Menurut Mulyanto tambahan ini berkisar antara 1.500 per paket. Jika minyak kemasan ini dilepas mengikuti mekanisme pasar oligopolistic, maka harganya bisa melabung seperti minyak premium. 

Kondisi ini sedikit demi sedikit bisa menghapus minyak curah dilapangan. Inilah gambaran tatakelola pasar minyak goreng yang liberal dalam sistem kapitalisme. 

Padahal pangkal permasalahan ini adalah eksisnya para mafia atau kartel pangan. Merekalah yang memainkan stok dengan mengeksploitasi pangan, mendistribusikannya sampai menimbunnya demi mendapatkan keuntungan yang besar.

Dalam sistem Islam mekanisme dan strategis pasar khas dalam mengatur ketersediaan pangan dan mengendalikan harga pasar agar bisa dijangkau oleh masyarakat. 

Seperti kasus minyak goreng saat ini yang diduga karena adanya penimbunan. Maka negara akan menindak tegas mafia dan kartel yang bermain di dalamnya. Negara tidak boleh berpangku tangan, wajib segera menindak dan memberikan hukuman yang setimpal kepada pelakunya. 

Sebab penimbunan (al-ihtikar) adalah perbuatan maksiat yang diharamkan dalam islam. Setiap perbuatan maksiat dalam sistem islam akan dikenai sanksi. 

Syaikh Taqiyuddin an Nabhani  dalam kitab An-nazham al-Iqtishadi menjelaskan bahwa penimbunan atau al-ihtikar secara mutlak adalah haram secara syar’I karena adanya larangan tegas dalam pernyataan hadis secara gamblang. 

Diriwayatkan di dalam Shahih Muslim dari Said bin al-Musayyib darI Muammar bin Abdullah al-Adawi bahwa Nabi SAW bersabda: “Tidaklah melakukan penimbunan kecuali orang yang berbuat kesalahan" (HR. Muslim) 

Dalam sistem sanksi Islam, para mafia dan kartel akan dijatuhi sanksi tazir.
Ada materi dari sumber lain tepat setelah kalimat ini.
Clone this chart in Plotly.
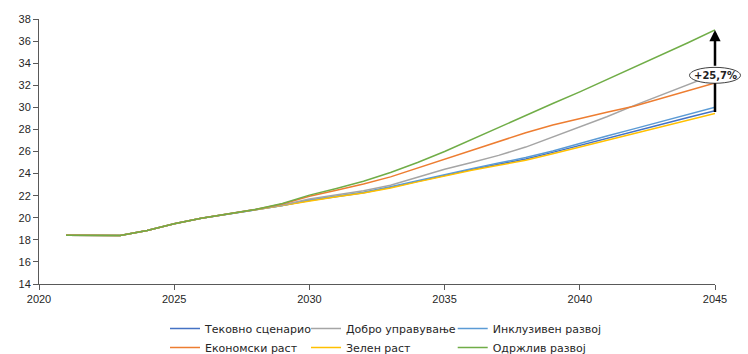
import plotly.graph_objects as go

years = list(range(2021, 2046))

base = [18.42, 18.43, 18.40, 18.85, 19.45, 19.95, 20.35, 20.75]

tekovno = base + [21.10, 21.57, 21.92, 22.27, 22.75, 23.30, 23.87, 24.37, 24.85, 25.32,
                  25.92, 26.57, 27.20, 27.82, 28.45, 29.07, 29.70]
dobro = base + [21.15, 21.70, 22.05, 22.45, 22.95, 23.65, 24.40, 25.00, 25.65, 26.40,
                27.30, 28.20, 29.15, 30.15, 31.10, 32.05, 33.00]
inkluziven = base + [21.10, 21.60, 21.95, 22.30, 22.80, 23.35, 23.95, 24.45, 24.95, 25.45,
                     26.05, 26.75, 27.40, 28.05, 28.70, 29.35, 30.00]
ekonomski = base + [21.25, 21.95, 22.50, 23.05, 23.70, 24.50, 25.30, 26.10, 26.90, 27.70,
                    28.40, 29.00, 29.55, 30.10, 30.80, 31.50, 32.20]
zelen = base + [21.10, 21.55, 21.90, 22.25, 22.70, 23.25, 23.80, 24.30, 24.75, 25.20,
                25.80, 26.40, 27.00, 27.60, 28.20, 28.80, 29.45]
odrzliv = base + [21.30, 22.05, 22.65, 23.30, 24.10, 25.00, 26.00, 27.10, 28.20, 29.30,
                  30.35, 31.40, 32.50, 33.60, 34.70, 35.85, 37.00]

names = ["Тековно сценарио", "Добро управување", "Инклузивен развој",
         "Економски раст", "Зелен раст", "Одржлив развој"]
series = [tekovno, dobro, inkluziven, ekonomski, zelen, odrzliv]
colors = ["#4472C4", "#A5A5A5", "#5B9BD5", "#ED7D31", "#FFC000", "#70AD47"]
legend_ids = ["legend", "legend2", "legend3", "legend", "legend2", "legend3"]

x_ticks = [2020, 2025, 2030, 2035, 2040, 2045]
y_ticks = list(range(14, 40, 2))
label_text = "+25,7%"

fig = go.Figure()
draw_order = [0, 2, 4, 1, 3, 5]
for i in draw_order:
    fig.add_trace(go.Scatter(
        x=years, y=series[i], mode="lines", name=names[i],
        line=dict(color=colors[i], width=1.5),
        legend=legend_ids[i], legendrank=i,
    ))

y_min, y_max = 14, 38
x_end = years[-1]
low_end = zelen[-1]
high_end = odrzliv[-1]
oval_c = 32.9
oval_half = 0.72

# arrow: lower segment (no head) and upper segment (with head)
fig.add_annotation(x=x_end, y=oval_c - oval_half, ax=x_end, ay=low_end,
                   xref="x", yref="y", axref="x", ayref="y", text="",
                   showarrow=True, arrowhead=0, arrowwidth=2.5, arrowcolor="black")
fig.add_annotation(x=x_end, y=high_end, ax=x_end, ay=oval_c + oval_half,
                   xref="x", yref="y", axref="x", ayref="y", text="",
                   showarrow=True, arrowhead=2, arrowsize=0.9, arrowwidth=2.5,
                   arrowcolor="black")

# oval label
to_py = lambda v: (v - y_min) / (y_max - y_min)
half_w = 25.5 / 676
fig.add_shape(type="circle", xref="paper", yref="paper",
              x0=1 - half_w, x1=1 + half_w,
              y0=to_py(oval_c - oval_half), y1=to_py(oval_c + oval_half),
              fillcolor="white", line=dict(color="#404040", width=1), layer="above")
fig.add_annotation(x=1, y=to_py(oval_c), xref="paper", yref="paper",
                   xanchor="center", yanchor="middle",
                   text="<b>" + label_text + "</b>", showarrow=False,
                   font=dict(family="DejaVu Sans", size=10, color="#222"))

legend_common = dict(orientation="v", yref="container", yanchor="top", y=0.113,
                     xanchor="left",
                     font=dict(family="DejaVu Sans", size=11, color="#262626"),
                     itemwidth=30, tracegroupgap=0, bgcolor="rgba(0,0,0,0)",
                     traceorder="normal")

fig.update_layout(
    width=748, height=354,
    margin=dict(l=39, r=33, t=19, b=70),
    plot_bgcolor="white", paper_bgcolor="white",
    font=dict(family="Liberation Sans", size=11, color="#262626"),
    legend=dict(x=0.1864, **legend_common),
    legend2=dict(x=0.395, **legend_common),
    legend3=dict(x=0.612, **legend_common),
    xaxis=dict(range=[2020, 2045], tickvals=x_ticks, showgrid=False, zeroline=False,
               showline=True, linecolor="#595959", linewidth=1, automargin=False,
               ticks="outside", ticklen=5, tickcolor="#595959",
               tickfont=dict(family="Liberation Sans", size=11, color="#262626")),
    yaxis=dict(range=[y_min, y_max], tickvals=y_ticks, showgrid=False, zeroline=False,
               showline=True, linecolor="#595959", linewidth=1, automargin=False,
               ticks="outside", ticklen=5, tickcolor="#595959",
               tickfont=dict(family="Liberation Sans", size=11, color="#262626")),
)

fig.write_html("out.html", config={"displayModeBar": False},
               post_script="document.body.style.margin='0';document.body.style.padding='0';")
Mereka akan dipaksa menjual barangnya kepada konsumen dengan harga pasar. Alhasil, ketersediaan stok pangan bisa kembali normal mengikuti hukum pasar tanpa ada permainan monopoli ataupun oligopoli.
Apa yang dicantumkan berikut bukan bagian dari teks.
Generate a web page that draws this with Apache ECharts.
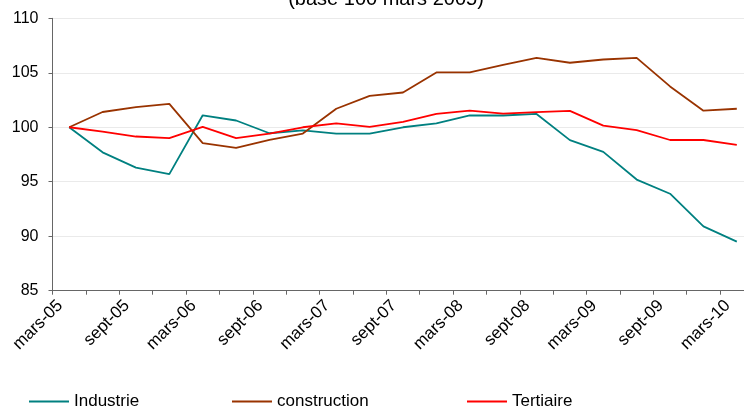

Dalam Islam, harga pangan dikembalikan ke mekanisme pasar bukan dipatok oleh negara. Sebab pematokan sepintas bisa menjadi solusi, namun cara ini menyebabkan inflasi. Karena pematokan harga ini mengurangi daya beli mata uang. 

Lebih dari itu Rasulullah SAW menetapkan pematokan harga adalah Haram. Diriwayatkan oleh Abu Dawud dariAbu Hurairah yang berkata: Seorang laki-laki datang dan berkata, “Ya rasulullah patoklah harga?” Beliau menjawab “Akan tetapi, saya berdoa kemudian seorang laki-laki yang lain datang berkata, “ Ya rasulullah patoklah harga? Beliau bersabda, “akan tetapi Allah lah yang menurunkan dan menaikkan harga”. (HR. Abu Dawud). 
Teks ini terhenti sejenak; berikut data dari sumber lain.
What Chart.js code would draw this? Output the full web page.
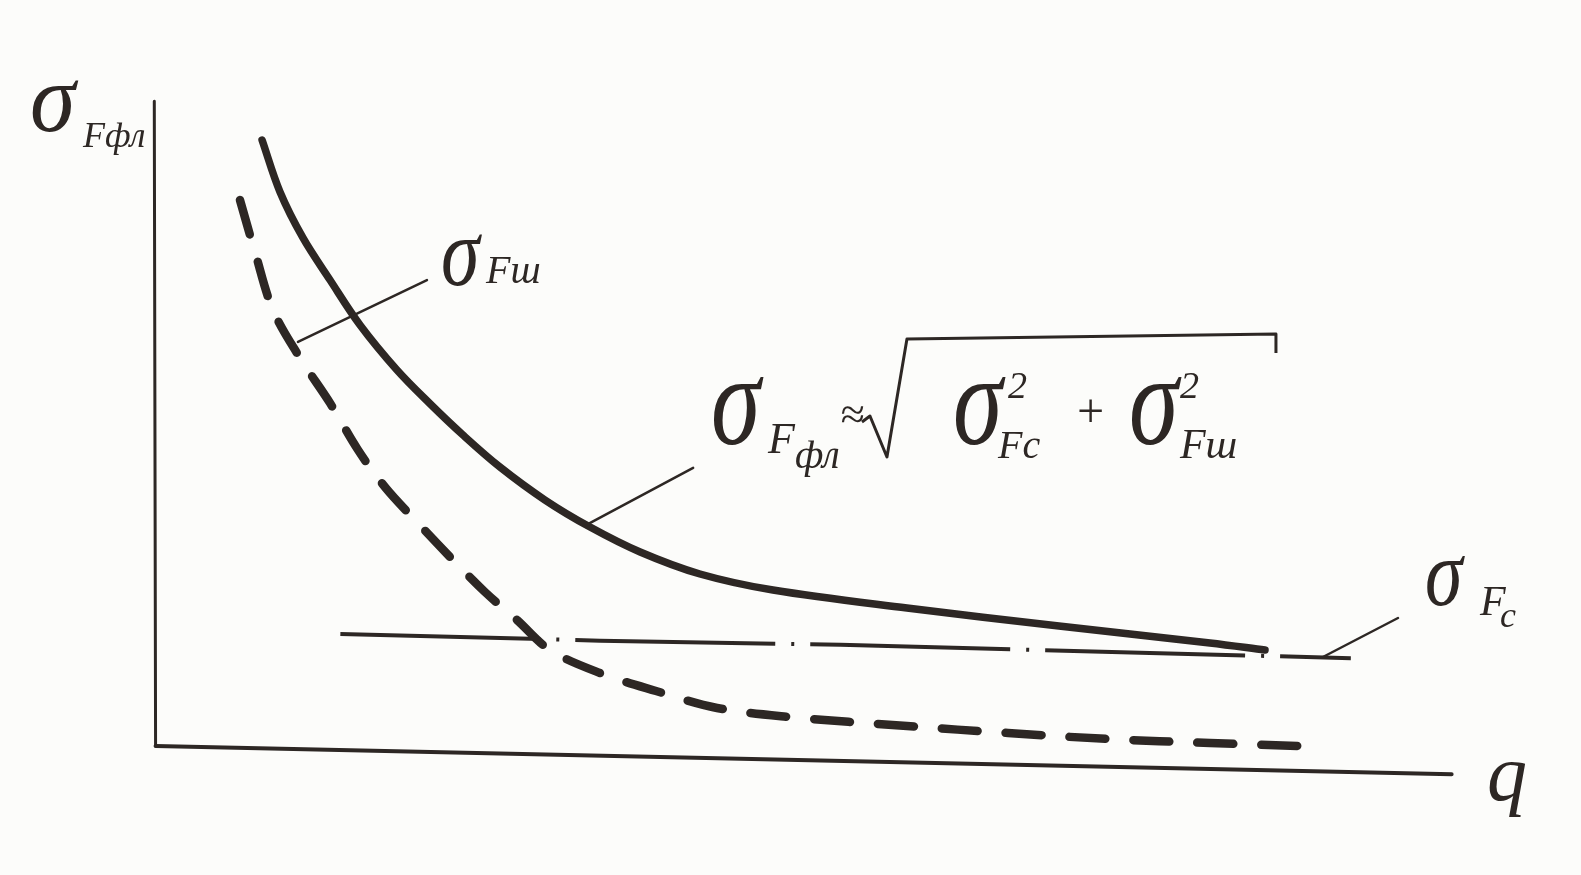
<!DOCTYPE html>
<html>
<head>
<meta charset="utf-8">
<script src="https://cdn.jsdelivr.net/npm/chart.js@4/dist/chart.umd.min.js"></script>
<style>
  html, body { margin: 0; padding: 0; background: #fcfcfa; }
  #wrap { width: 1581px; height: 875px; }
</style>
</head>
<body>
<div id="wrap"><canvas id="chart"></canvas></div>
<script>
const INK = '#2d2724';

// σFфл — total error curve (solid)
const qTotal     = [8.44, 9.83, 11.61, 13.70, 16.02, 18.88, 21.44, 23.99, 26.85, 30.34, 33.82, 37.70, 42.33, 47.98, 58.35, 70.11, 81.80, 86.06];
const sigmaTotal = [94.07, 86.37, 79.56, 73.33, 66.67, 60.00, 55.00, 50.37, 45.63, 40.74, 36.74, 33.04, 29.78, 27.40, 24.74, 22.07, 19.56, 18.52];

// σFш — noise component (dashed)
const qNoise     = [6.73, 7.89, 9.29, 11.38, 13.70, 15.87, 17.95, 20.43, 23.22, 25.69, 28.17, 30.72, 34.59, 38.93, 43.65, 49.30, 58.35, 66.17, 73.98, 81.80, 88.76];
const sigmaNoise = [85.19, 77.48, 68.89, 61.78, 55.11, 48.15, 42.67, 37.48, 31.85, 27.11, 22.96, 18.52, 15.11, 12.44, 9.93, 8.59, 7.26, 6.22, 5.33, 4.74, 4.30];

// σFc — systematic component (dash-dot)
const qConst     = [14.5, 34.6, 53.2, 92.7];
const sigmaConst = [20.9, 19.9, 19.3, 17.3];

// hand-drawn axes
const axisQ      = [0.2, 100.5];
const axisQLevel = [4.3, 0.1];
const axisSigmaQ = [0.1, 0.2];
const axisSigma  = [99.8, 4.3];

// leader lines from labels to curves
const leaderNoiseQ = [11.22, 21.2], leaderNoiseS = [64.15, 73.33];
const leaderTotalQ = [33.8, 41.8],  leaderTotalS = [37.3, 45.5];
const leaderConstQ = [90.54, 96.35], leaderConstS = [17.48, 23.26];

const pts = (xs, ys) => xs.map((x, i) => ({ x, y: ys[i] }));

const line = (data, width, extra = {}) => Object.assign({
  data,
  borderColor: INK,
  borderWidth: width,
  pointRadius: 0,
  fill: false,
  clip: false,
  borderCapStyle: 'round',
  borderJoinStyle: 'round',
}, extra);

const SERIF = '"Liberation Serif", "DejaVu Serif", serif';

// σ written tall, like the handwritten glyph
function sigma(ctx, x, y, size, stretch) {
  ctx.save();
  ctx.translate(x, y);
  ctx.scale(1, stretch);
  ctx.font = `italic ${size}px ${SERIF}`;
  ctx.fillText('σ', 0, 0);
  ctx.restore();
}

function text(ctx, str, x, y, size) {
  ctx.font = `italic ${size}px ${SERIF}`;
  ctx.fillText(str, x, y);
}

const labelsPlugin = {
  id: 'labels',
  afterDatasetsDraw(chart) {
    const { ctx, scales: { x, y } } = chart;
    const at = (q, s) => [x.getPixelForValue(q), y.getPixelForValue(s)];
    ctx.save();
    ctx.fillStyle = INK;
    ctx.strokeStyle = INK;
    ctx.textBaseline = 'alphabetic';

    // vertical axis title σFфл
    let [px, py] = at(-9.52, 95.41);
    sigma(ctx, px, py, 92, 1.05);
    text(ctx, 'Fфл', px + 53, py + 16, 36);

    // σFш
    [px, py] = at(22.29, 72.59);
    sigma(ctx, px, py, 78, 1.25);
    text(ctx, 'Fш', px + 45, py - 2, 40);

    // formula σFфл ≈ √(σ²Fc + σ²Fш)
    [px, py] = at(43.18, 49.04);
    sigma(ctx, px, py, 100, 1.3);
    text(ctx, 'F', px + 57, py + 9, 44);
    text(ctx, 'фл', px + 84, py + 24, 40);
    text(ctx, '≈', px + 129, py - 15, 44);
    ctx.lineWidth = 3;
    ctx.lineJoin = 'round';
    ctx.beginPath();
    ctx.moveTo(px + 151, py - 22);
    ctx.lineTo(px + 159, py - 28);
    ctx.lineTo(px + 176, py + 13);
    ctx.lineTo(px + 196, py - 105);
    ctx.lineTo(px + 565, py - 110);
    ctx.lineTo(px + 565, py - 91);
    ctx.stroke();
    sigma(ctx, px + 242, py, 100, 1.3);
    text(ctx, '2', px + 297, py - 46, 38);
    text(ctx, 'Fc', px + 287, py + 14, 40);
    text(ctx, '+', px + 363, py - 17, 48);
    sigma(ctx, px + 418, py, 100, 1.3);
    text(ctx, '2', px + 469, py - 46, 38);
    text(ctx, 'Fш', px + 469, py + 14, 42);

    // σFc
    [px, py] = at(98.44, 25.19);
    sigma(ctx, px, py, 76, 1.25);
    text(ctx, 'F', px + 55, py + 10, 42);
    text(ctx, 'c', px + 75, py + 22, 36);

    // abscissa q
    [px, py] = at(103.23, -3.7);
    text(ctx, 'q', px, py, 80);
    ctx.restore();
  }
};

new Chart(document.getElementById('chart'), {
  type: 'line',
  data: {
    datasets: [
      line(pts(axisQ, axisQLevel), 4, { tension: 0 }),
      line(pts(axisSigmaQ, axisSigma), 3, { tension: 0 }),
      line(pts(qConst, sigmaConst), 4, { tension: 0, borderDash: [200, 16, 3, 16], borderCapStyle: 'butt' }),
      line(pts(qNoise, sigmaNoise), 8.5, { tension: 0.35, borderDash: [36, 28] }),
      line(pts(qTotal, sigmaTotal), 7.5, { tension: 0.35 }),
      line(pts(leaderNoiseQ, leaderNoiseS), 2.5, { tension: 0 }),
      line(pts(leaderTotalQ, leaderTotalS), 2.5, { tension: 0 }),
      line(pts(leaderConstQ, leaderConstS), 2.5, { tension: 0 }),
    ],
  },
  options: {
    responsive: true,
    maintainAspectRatio: false,
    animation: false,
    layout: { padding: { left: 153, top: 100, right: 110, bottom: 100 } },
    plugins: {
      legend: { display: false },
      tooltip: { enabled: false },
    },
    scales: {
      x: { type: 'linear', min: 0, max: 102, display: false },
      y: { min: 0, max: 100, display: false },
    },
  },
  plugins: [labelsPlugin],
});
</script>
</body>
</html>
Jakalau kenaikan harga pangan karena supply yang kurang semisal negeri tersebut sedang paceklik atau wabah. Negara bisa mecukupi wilayah tersebut dari wilayah lain. Kebijakan seperti ini ernah terjadi dilakukan oleh khalifah Umar bin Khatab, ketika wilayah Syam mengalami wabah penyakit sehingga produksinya berkurang, lalu kebutuhan barang di wilayah tersebut disuplai dari Irak. Hal tersebut juga berlaku dalam kasus miyak goreng saat ini. 

Jika kenaikan minyak goreng memang diakibatkan supply yang berkurang. Negara akan memetakan wilayah daulah lain untuk bsa menyuplai kekurangan di wilayah yang membutuhkannya. Negara akan menghitung jumlah produksi dan konsumsi kemudian mendistribusikannya.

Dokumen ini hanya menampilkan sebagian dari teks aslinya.